For the quarter, the Company reported net income of $5.09 billion or 91 cents a share compared to profit of $4.11 billion or 73 cents a share, in the year earlier quarter. The latest quarter’s results included a net charge of $0.01 a share linked to the foreclosure review costs, equity gains and other items.

Analysts polled by Thomson Reuters, on average, were anticipating earnings of 88 cents a share on revenue of $21.29 billion.

The bank said that fees from mortgages rose to $3.1 billion from $2.4 billion a year ago as U.S. consumers continued to take advantage of record low interest rates to refinance their home purchases. During the fourth quarter, Wells Fargo issued $125 billion in mortgages, down from its third quarter when the bank issued $139 billion in mortgages.

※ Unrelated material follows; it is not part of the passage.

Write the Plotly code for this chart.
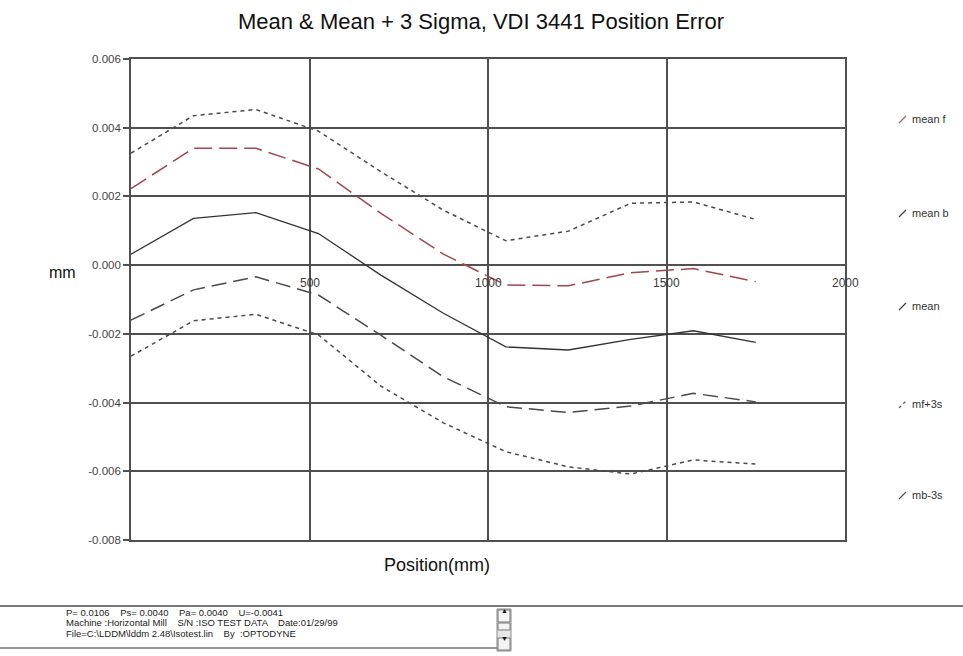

The provision for bad loans fell to $1.83 billion compared to $2.04 billion set aside against loan losses in the same period of last year as borrowers continued to make timely payments, said the bank.

Commenting over results, Wells Fargo’s Chief Financial Officer, Tim Sloan, said to analysts and investors in a conference call, “The Company’s underlying results were driven by solid loan growth, improved credit quality and continued success in improving efficiency.”

Nevertheless, bank’s net interest margin, which is profit margin between lending and investment- contracted in the fiscal fourth quarter. For the quarter, net interest margin stood at 3.56% compared to 3.89% in the year earlier quarter.  In the preceding quarter, net interest margin was 3.66%.

Shares, however edged lower in premarket trading as investors were disappointed with bank’s declining net interest margin.